EXERCISE: Within the records below, reproduce without change the lines from the line that has "Rebuild this diagram" through the line that has "(149,100) -- (149,183);", and only those.

MATERIAL:
********

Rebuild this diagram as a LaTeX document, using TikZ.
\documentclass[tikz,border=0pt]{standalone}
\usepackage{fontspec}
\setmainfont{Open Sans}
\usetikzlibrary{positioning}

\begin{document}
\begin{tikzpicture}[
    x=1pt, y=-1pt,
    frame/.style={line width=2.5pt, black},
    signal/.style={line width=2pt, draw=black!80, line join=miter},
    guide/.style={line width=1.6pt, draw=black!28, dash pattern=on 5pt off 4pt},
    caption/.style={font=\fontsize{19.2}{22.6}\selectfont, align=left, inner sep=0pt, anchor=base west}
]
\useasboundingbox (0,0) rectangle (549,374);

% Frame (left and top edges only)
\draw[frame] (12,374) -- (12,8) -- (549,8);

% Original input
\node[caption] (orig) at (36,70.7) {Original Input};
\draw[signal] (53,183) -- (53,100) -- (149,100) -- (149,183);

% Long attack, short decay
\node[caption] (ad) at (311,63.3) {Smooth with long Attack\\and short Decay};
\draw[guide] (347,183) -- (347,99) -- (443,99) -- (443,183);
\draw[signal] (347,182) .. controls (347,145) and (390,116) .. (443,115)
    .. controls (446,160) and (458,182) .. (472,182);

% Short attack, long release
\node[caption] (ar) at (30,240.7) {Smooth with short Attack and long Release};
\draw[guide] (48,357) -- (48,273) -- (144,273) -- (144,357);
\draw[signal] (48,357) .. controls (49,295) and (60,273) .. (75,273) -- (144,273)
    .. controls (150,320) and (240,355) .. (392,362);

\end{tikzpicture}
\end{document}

********

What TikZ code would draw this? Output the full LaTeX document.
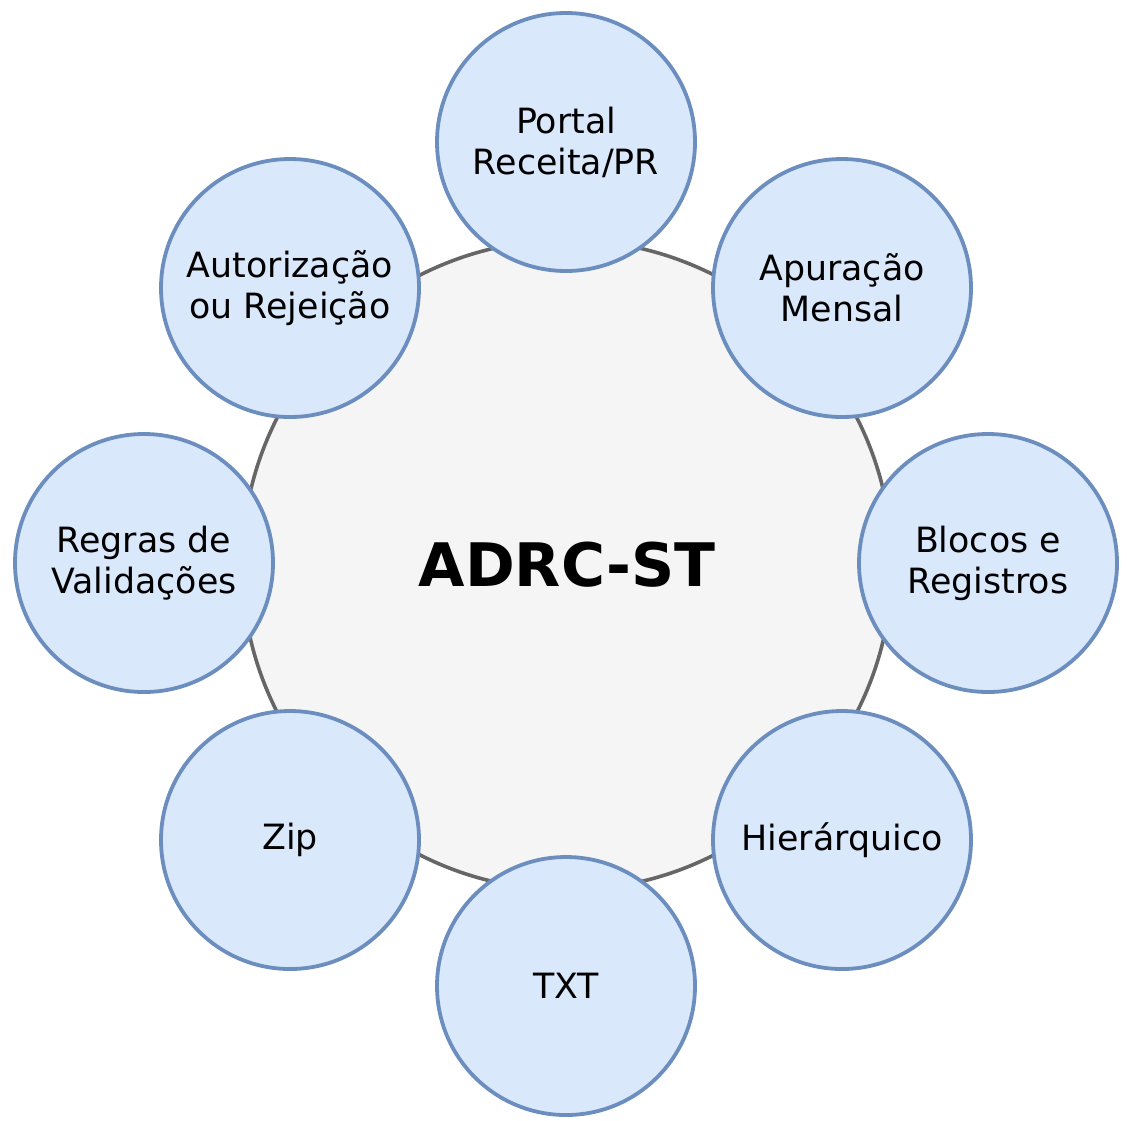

********

EXERCISE RESULT:
Rebuild this diagram as a LaTeX document, using TikZ.
\documentclass[tikz,border=0pt]{standalone}
\usepackage{fontspec}
\setmainfont{Open Sans}
\usetikzlibrary{positioning}

\begin{document}
\begin{tikzpicture}[
    x=1pt, y=-1pt,
    frame/.style={line width=2.5pt, black},
    signal/.style={line width=2pt, draw=black!80, line join=miter},
    guide/.style={line width=1.6pt, draw=black!28, dash pattern=on 5pt off 4pt},
    caption/.style={font=\fontsize{19.2}{22.6}\selectfont, align=left, inner sep=0pt, anchor=base west}
]
\useasboundingbox (0,0) rectangle (549,374);

% Frame (left and top edges only)
\draw[frame] (12,374) -- (12,8) -- (549,8);

% Original input
\node[caption] (orig) at (36,70.7) {Original Input};
\draw[signal] (53,183) -- (53,100) -- (149,100) -- (149,183);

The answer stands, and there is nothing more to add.